Many of you know that we have lived in our house for 7 years. 7 years in our cute, little, 2 bedroom house. And in that 7 seven years we've noticed that our family has grown larger--we now have two little ones running around the house. Things have gotten a bit 'snug'.
If it were up to me, we'd have moved 4 years ago. But it's not up to me. Thankfully, Joel is an extremely wise, stable, and financially savvy guy, and he is (mostly) making this decision. (Herein lies the marriage comment. Anytime I start a 'conversation' about moving...it quickly disintegrates into me whining.)
So here's the thing:
I have this battle going on inside me. I desperately want a big house. I don't mean a NEW house, or a huge mansion. But big. So we can fit lots of kids and guests when they come over. I want a full basement so my kids can run like crazy during the winter, and a bedroom for each of them. (So Lily doesn't have to sleep in the bathroom.) And I really want a dishwasher. I also like those nice neighborhoods where kids play and there are big yards and not many cars.

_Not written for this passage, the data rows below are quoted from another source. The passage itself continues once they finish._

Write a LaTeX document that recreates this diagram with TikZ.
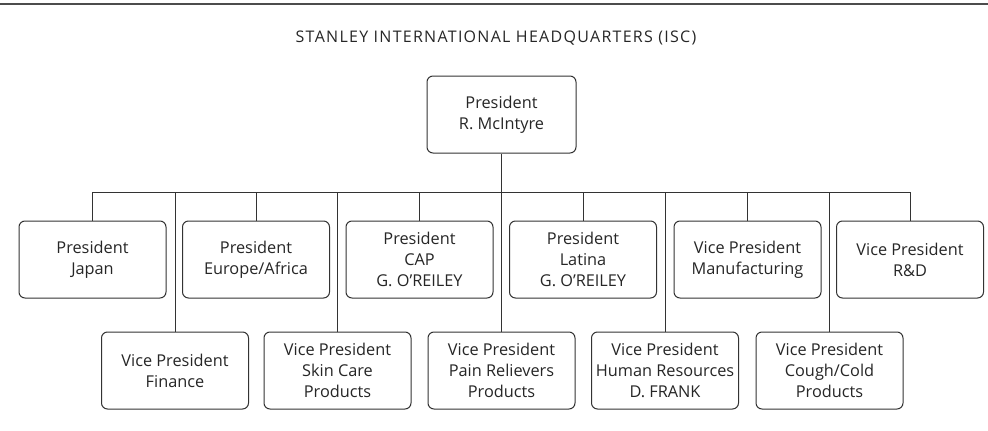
\documentclass[tikz,border=0pt]{standalone}
\usepackage{fontspec}
\setmainfont{Open Sans}
\newfontfamily\titlefont[LetterSpace=8]{Open Sans}
\begin{document}
\begin{tikzpicture}[x=1pt,y=-1pt,
  box/.style={draw=black!80, line width=1pt, rounded corners=6pt, fill=white,
    minimum width=147pt, minimum height=77pt, inner sep=0pt, align=center,
    text=black!85, font=\fontsize{16.3}{21}\selectfont},
  conn/.style={draw=black!80, line width=1pt}]
\useasboundingbox (0,0) rectangle (988,431);
\draw[line width=2pt, black!70] (0,4) -- (988,4);
\node[text=black!85, font=\titlefont\fontsize{16}{18}\selectfont] (title) at (496,38.5)
  {STANLEY INTERNATIONAL HEADQUARTERS (ISC)};
\node[box, minimum width=149pt] (pres) at (501.5,114.5) {President\\R. McIntyre};
% row 1
\node[box] (japan)  at (92.5,259.5)  {President\\Japan};
\node[box] (europe) at (256,259.5)   {President\\Europe/Africa};
\node[box] (cap)    at (419.5,259.5) {President\\CAP\\G. O'REILEY};
\node[box] (latina) at (583,259.5)   {President\\Latina\\G. O'REILEY};
\node[box] (manuf)  at (747.5,259.5) {Vice President\\Manufacturing};
\node[box] (rd)     at (910,259.5)   {Vice President\\R\&D};
% row 2
\node[box] (finance) at (175,370.5)   {Vice President\\Finance};
\node[box] (skin)    at (337.5,370.5) {Vice President\\Skin Care\\Products};
\node[box] (pain)    at (501.5,370.5) {Vice President\\Pain Relievers\\Products};
\node[box] (hr)      at (665,370.5)   {Vice President\\Human Resources\\D. FRANK};
\node[box] (cough)   at (829.5,370.5) {Vice President\\Cough/Cold\\Products};
% bus
\coordinate (busL) at (92.5,192);
\coordinate (busR) at (910,192);
\draw[conn] (busL) -- (busR);
\draw[conn] (pres.south) -- (pain.north);
\foreach \n in {japan,europe,cap,latina,manuf,rd,finance,skin,hr,cough}
  \draw[conn] (\n.north) -- (\n.north |- busL);
\end{tikzpicture}
\end{document}
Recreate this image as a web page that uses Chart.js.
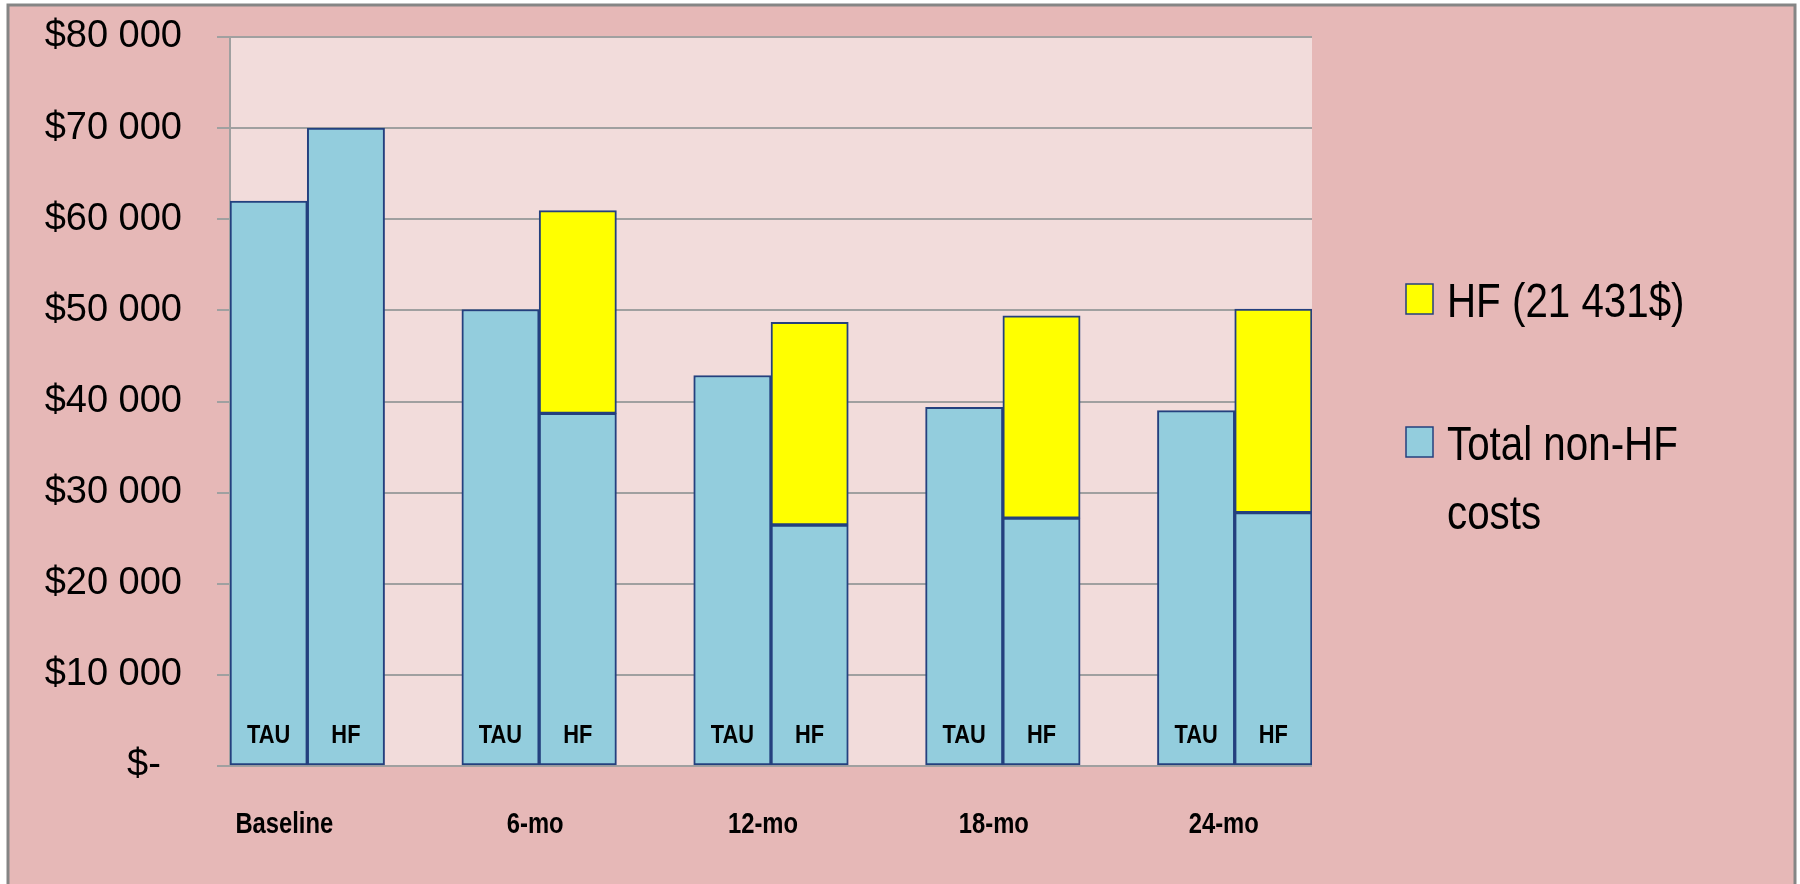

I can't wait to paint and decorate and redo and garden and just make it our home. And the more I focus on this, the more I start to think that I'm entitled to this.
But then I remember that most people in the world don't live like I am now. I am warm, fully fed, clean, and healthy. My children are happy and free to run and play. I remember huts in Africa where 6 people slept and lived--in a room the size of my bedroom! I have enough food in my house to feed SEVERAL families for a while.
God has given us so much. I WANT to remember that each day.
**And added later...
I really hope it doesn't sound like I'm mad at Joel! After I re-read this, I could see how it may have sounded like I'm venting about him. I'm not. I'm upset that it takes this much energy to stay content with what I have.